Noch ist die Mischung krude: Einem Artikel über das Thema Sterbehilfe folgen die „Intimen Lusttricks der Sex-Profis“. Aber irgendwann, träumt Rensch, „sollen uns auch Studenten gerne lesen. Wir wollen so eine Art junger ‚stern‘ werden.“ Vielleicht deshalb wählte der Bauer Verlag als neue, gemeinsame Unterkunft für seine Schmuddelkinder – für die eigenen, „Praline“ und „Das neue Wochenend“, wie für die adoptierten aus Wiesbaden – ein Gebäude, das so kühl und anonym in einem Hamburg-Harburger Büropark steht, dass man hinter der Fassade eher ein IT-Unternehmen vermuten würde.
Die Großraum-Redaktion mit ihrem kahlen, grauen Wänden wirkt ungefähr so erotisierend wie ein Luftschutzbunker. Nur heller. Man merkt, dass das Team erst vor wenigen Wochen von Wiesbaden nach Hamburg umgezogen ist. „Wir hatten noch keine Zeit, unsere Dildos auszupacken und auf den Schreibtisch zu stellen“, flachst ein Redakteur. Sogar die Bildschirmschoner sind jugendfrei. „Bei den Kollegen vom ‚Playboy‘ sieht’s auch nicht anders aus“, grinst Gideon Schier, der die Pop-Seiten betreut und im Augustheft mit einem Interview mit „Deutschlands erotischster Boxerin“ vertreten ist.

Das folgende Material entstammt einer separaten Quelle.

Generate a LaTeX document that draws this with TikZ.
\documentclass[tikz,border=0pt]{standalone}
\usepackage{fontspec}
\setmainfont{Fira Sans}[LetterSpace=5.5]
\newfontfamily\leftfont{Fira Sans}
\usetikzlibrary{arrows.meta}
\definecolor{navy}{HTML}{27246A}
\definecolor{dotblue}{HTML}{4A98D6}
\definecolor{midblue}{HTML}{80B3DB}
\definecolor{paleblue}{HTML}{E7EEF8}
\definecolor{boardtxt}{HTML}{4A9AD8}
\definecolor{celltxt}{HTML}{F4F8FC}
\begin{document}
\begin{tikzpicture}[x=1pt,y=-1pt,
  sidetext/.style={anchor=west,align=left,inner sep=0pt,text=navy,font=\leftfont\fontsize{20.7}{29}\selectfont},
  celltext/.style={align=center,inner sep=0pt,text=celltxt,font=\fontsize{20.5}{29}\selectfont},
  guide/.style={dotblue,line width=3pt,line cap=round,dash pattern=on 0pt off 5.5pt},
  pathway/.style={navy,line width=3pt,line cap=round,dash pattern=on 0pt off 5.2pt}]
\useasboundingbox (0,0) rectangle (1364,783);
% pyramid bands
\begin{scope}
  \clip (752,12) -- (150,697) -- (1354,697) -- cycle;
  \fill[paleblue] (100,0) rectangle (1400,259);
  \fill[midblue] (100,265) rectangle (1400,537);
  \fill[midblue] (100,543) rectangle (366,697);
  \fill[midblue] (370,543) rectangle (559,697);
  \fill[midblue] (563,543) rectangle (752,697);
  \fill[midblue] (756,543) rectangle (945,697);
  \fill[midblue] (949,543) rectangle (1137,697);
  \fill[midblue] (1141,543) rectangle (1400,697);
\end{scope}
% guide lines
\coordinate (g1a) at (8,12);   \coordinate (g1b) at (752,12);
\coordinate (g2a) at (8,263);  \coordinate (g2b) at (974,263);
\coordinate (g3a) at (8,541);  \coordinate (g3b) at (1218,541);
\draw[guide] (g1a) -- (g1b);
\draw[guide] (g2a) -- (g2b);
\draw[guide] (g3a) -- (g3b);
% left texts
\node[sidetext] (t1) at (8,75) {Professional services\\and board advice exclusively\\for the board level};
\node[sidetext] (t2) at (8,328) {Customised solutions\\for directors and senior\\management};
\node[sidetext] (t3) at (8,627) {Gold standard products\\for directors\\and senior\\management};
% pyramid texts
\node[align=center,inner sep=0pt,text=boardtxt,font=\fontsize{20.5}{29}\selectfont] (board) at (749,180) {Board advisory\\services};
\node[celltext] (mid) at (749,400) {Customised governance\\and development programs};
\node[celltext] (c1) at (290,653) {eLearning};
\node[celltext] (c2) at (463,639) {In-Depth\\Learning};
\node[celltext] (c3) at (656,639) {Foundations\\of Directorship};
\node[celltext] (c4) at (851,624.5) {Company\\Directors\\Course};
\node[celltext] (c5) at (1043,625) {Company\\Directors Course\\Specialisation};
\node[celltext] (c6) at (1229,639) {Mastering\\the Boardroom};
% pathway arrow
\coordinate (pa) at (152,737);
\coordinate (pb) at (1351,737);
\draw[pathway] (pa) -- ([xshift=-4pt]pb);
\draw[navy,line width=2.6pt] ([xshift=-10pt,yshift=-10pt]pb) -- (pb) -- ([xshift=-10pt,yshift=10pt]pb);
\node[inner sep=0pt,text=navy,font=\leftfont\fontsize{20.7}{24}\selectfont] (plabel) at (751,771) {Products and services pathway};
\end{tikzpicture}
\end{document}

Manuela Pfäffle, stellvertretende Chefredakteurin und als einzige im Team schon seit zehn Jahren bei Coupé, blättert in Katalogen – Otto-Versand, nicht Beate Uhse. „Für unsere Modeseiten“, erklärt sie. Neben dem Telefon türmt sich ein Stapel mit Nacktfotos – potenzielle Kandidatinnen fürs September-Cover. Bewerbungen von Mädchen, die sich zum Cover-Girl berufen fühlen, bekämen sie haufenweise. Auch viele Pärchen hätten keine Hemmungen, sich für „Erotik-Reports“ auszuziehen. Sie tauchen dann später als „Susi und Dirk“ oder „Kai und Tanja“ im Heft auf. „Man sollte den Exhibitionismus der Leute nicht unterschätzen“, bestätigt Casting-Frau Tanja Kock-Ruhle, die ein Stockwerk tiefer Briefe und Ganzkörperfotos sichtet.

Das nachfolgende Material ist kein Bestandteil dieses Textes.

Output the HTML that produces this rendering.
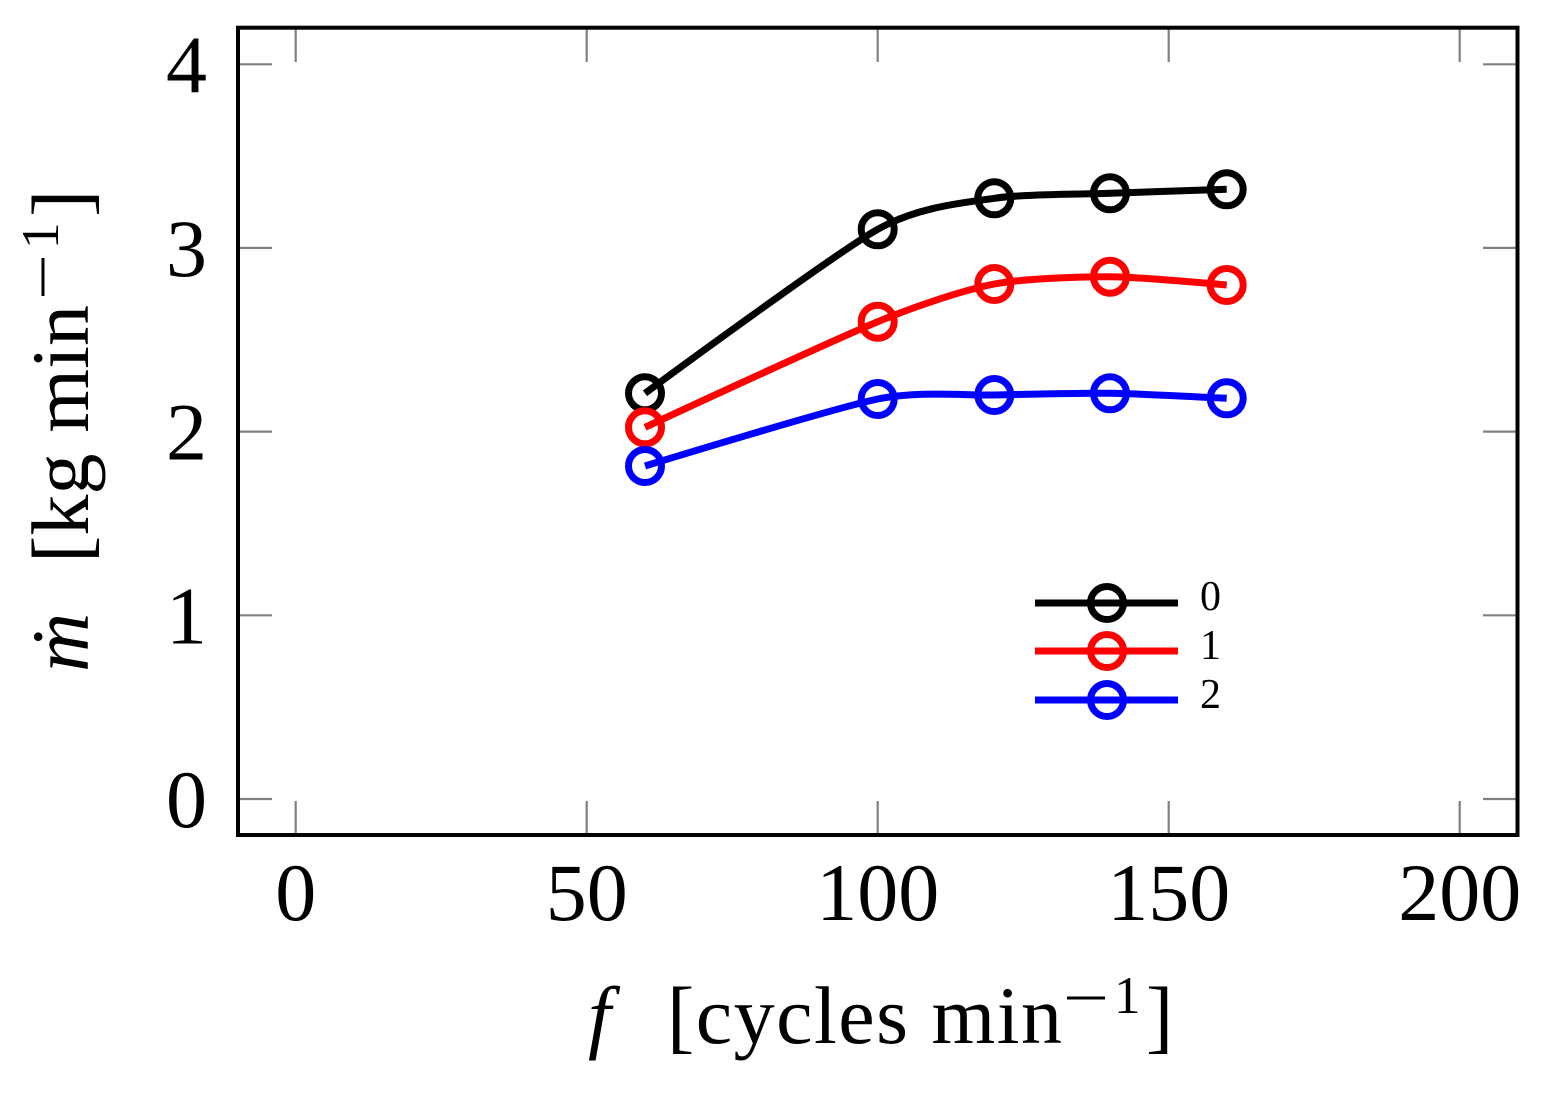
<!DOCTYPE html>
<html>
<head>
<meta charset="utf-8">
<style>
  html, body { margin: 0; padding: 0; background: #ffffff; }
  svg { display: block; }
  text { font-family: "Liberation Serif", "DejaVu Serif", serif; fill: #000; }
</style>
</head>
<body>
<svg width="1543" height="1094" viewBox="0 0 1543 1094" xmlns="http://www.w3.org/2000/svg">
  <rect x="0" y="0" width="1543" height="1094" fill="#ffffff"/>

  <!-- ticks -->
  <g stroke="#808080" stroke-width="2.2" fill="none">
    <line x1="295.7" y1="835" x2="295.7" y2="801"/>
    <line x1="586.7" y1="835" x2="586.7" y2="801"/>
    <line x1="877.7" y1="835" x2="877.7" y2="801"/>
    <line x1="1168.7" y1="835" x2="1168.7" y2="801"/>
    <line x1="1459.7" y1="835" x2="1459.7" y2="801"/>
    <line x1="295.7" y1="27.7" x2="295.7" y2="62"/>
    <line x1="586.7" y1="27.7" x2="586.7" y2="62"/>
    <line x1="877.7" y1="27.7" x2="877.7" y2="62"/>
    <line x1="1168.7" y1="27.7" x2="1168.7" y2="62"/>
    <line x1="1459.7" y1="27.7" x2="1459.7" y2="62"/>
    <line x1="238" y1="799" x2="272" y2="799"/>
    <line x1="238" y1="615.3" x2="272" y2="615.3"/>
    <line x1="238" y1="431.6" x2="272" y2="431.6"/>
    <line x1="238" y1="247.9" x2="272" y2="247.9"/>
    <line x1="238" y1="64.3" x2="272" y2="64.3"/>
    <line x1="1517.5" y1="799" x2="1483" y2="799"/>
    <line x1="1517.5" y1="615.3" x2="1483" y2="615.3"/>
    <line x1="1517.5" y1="431.6" x2="1483" y2="431.6"/>
    <line x1="1517.5" y1="247.9" x2="1483" y2="247.9"/>
    <line x1="1517.5" y1="64.3" x2="1483" y2="64.3"/>
  </g>

  <!-- series -->
  <g fill="none" stroke-width="7">
    <path stroke="#000000" d="M645,393.3 C645,393.3 835.8,252.7 877.7,229.3 C919.6,205.9 966.4,202.6 994.3,198.3 C1022.2,194.0 1082.1,194.4 1110,193.3 C1137.9,192.2 1226.7,189.3 1226.7,189.3"/>
    <g stroke="#000000">
      <circle cx="645" cy="393.3" r="16.5"/>
      <circle cx="877.7" cy="229.3" r="16.5"/>
      <circle cx="994.3" cy="198.3" r="16.5"/>
      <circle cx="1110" cy="193.3" r="16.5"/>
      <circle cx="1226.7" cy="189.3" r="16.5"/>
    </g>
    <path stroke="#ff0000" d="M645,427.3 C645,427.3 835.8,338.9 877.7,321.7 C919.6,304.5 966.4,289.4 994.3,284 C1022.2,278.6 1082.1,276.6 1110,276.7 C1137.9,276.8 1226.7,285 1226.7,285"/>
    <g stroke="#ff0000">
      <circle cx="645" cy="427.3" r="16.5"/>
      <circle cx="877.7" cy="321.7" r="16.5"/>
      <circle cx="994.3" cy="284" r="16.5"/>
      <circle cx="1110" cy="276.7" r="16.5"/>
      <circle cx="1226.7" cy="285" r="16.5"/>
    </g>
    <path stroke="#0000ff" d="M645,466 C645,466 835.8,407.5 877.7,399 C919.6,390.5 966.4,395.7 994.3,395 C1022.2,394.3 1082.1,392.9 1110,393.3 C1137.9,393.7 1226.7,398.3 1226.7,398.3"/>
    <g stroke="#0000ff">
      <circle cx="645" cy="466" r="16.5"/>
      <circle cx="877.7" cy="399" r="16.5"/>
      <circle cx="994.3" cy="395" r="16.5"/>
      <circle cx="1110" cy="393.3" r="16.5"/>
      <circle cx="1226.7" cy="398.3" r="16.5"/>
    </g>
  </g>

  <!-- legend -->
  <g fill="none" stroke-width="7">
    <line x1="1035" y1="603" x2="1178" y2="603" stroke="#000000"/>
    <circle cx="1107" cy="603" r="16.5" stroke="#000000"/>
    <line x1="1035" y1="651" x2="1178" y2="651" stroke="#ff0000"/>
    <circle cx="1107" cy="651" r="16.5" stroke="#ff0000"/>
    <line x1="1035" y1="700" x2="1178" y2="700" stroke="#0000ff"/>
    <circle cx="1107" cy="700" r="16.5" stroke="#0000ff"/>
  </g>
  <g font-size="42">
    <text x="1200" y="610">0</text>
    <text x="1200" y="659">1</text>
    <text x="1200" y="708">2</text>
  </g>

  <!-- axis frame -->
  <rect x="238" y="27.7" width="1279.5" height="807.3" fill="none" stroke="#000000" stroke-width="4"/>

  <!-- x tick labels -->
  <g font-size="82" text-anchor="middle">
    <text x="295.7" y="920">0</text>
    <text x="586.7" y="920">50</text>
    <text x="877.7" y="920">100</text>
    <text x="1168.7" y="920">150</text>
    <text x="1459.7" y="920">200</text>
  </g>

  <!-- y tick labels -->
  <g font-size="82" text-anchor="end">
    <text x="207" y="827">0</text>
    <text x="207" y="643.3">1</text>
    <text x="207" y="459.6">2</text>
    <text x="207" y="275.9">3</text>
    <text x="207" y="92.3">4</text>
  </g>

  <!-- x axis label -->
  <text x="588" y="1043" font-size="82" font-style="italic">f</text>
  <text x="667" y="1043" font-size="82" textLength="395" lengthAdjust="spacing">[cycles min</text>
  <line x1="1067" y1="998" x2="1105" y2="998" stroke="#000" stroke-width="3"/>
  <text x="1114" y="1013" font-size="53">1</text>
  <text x="1146" y="1043" font-size="82">]</text>

  <!-- y axis label -->
  <g transform="rotate(-90)">
    <text x="-672" y="88" font-size="82" font-style="italic">ṁ</text>
    <text x="-563" y="88" font-size="82" textLength="258" lengthAdjust="spacing">[kg min</text>
    <line x1="-296" y1="43" x2="-258" y2="43" stroke="#000" stroke-width="3"/>
    <text x="-249" y="58" font-size="53">1</text>
    <text x="-217" y="88" font-size="82">]</text>
  </g>
</svg>
</body>
</html>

War es Manuela Pfäffle jemals peinlich, zuzugeben, dass sie für Coupé arbeitet? Sie überlegt. Früher habe sie schon ein bisschen herumgedruckst, wenn sie auf einer Party mit jemandem ins Gespräch gekommen sei, der sich mit „Verlagsangestellte“ nicht zufrieden geben wollte. Die drei jungen Volontäre betrachten ihren Job eher als großen Spaß, bei dem sie „eine Menge lernen können“, wie Maja Esposito sagt, die vor ihrem Volontariat Spanisch und Ägyptologie studierte. Auch Volontärskollege Marco Möller fühlt sich nicht als journalistischer Schmutzfink: „Wir müssen unsere Geschichten doppelt und dreifach gegenchecken.“ Sein Theologiestudium hatte Marco fast abgeschlossen, als das Angebot von Coupé kam. „Meinen Schreibstil“, meint er, „habe ich natürlich ein wenig ändern müssen.“
Im Fotostudio werden derweil gerade die Agentur-Models Aniko und Sebastian fürs Erotik-Shooting gestylt. „Ausgelassene Sexspiele in der Wohnung“ lautet das Thema, das wenig später ins Szene gesetzt werden soll. Die beiden sind blond und ansonsten – hm – wie man sich Sex-Models so vorstellt. „Was soll’s, ihren Job machen die beiden gut“, sagt eine Frau aus dem Fototeam. „Kein Mensch erwartet, dass sie uns erzählen, wie der Bundestagspräsident heißt.“ Der durchschnittliche Coupé-Leser vermutlich auch nicht.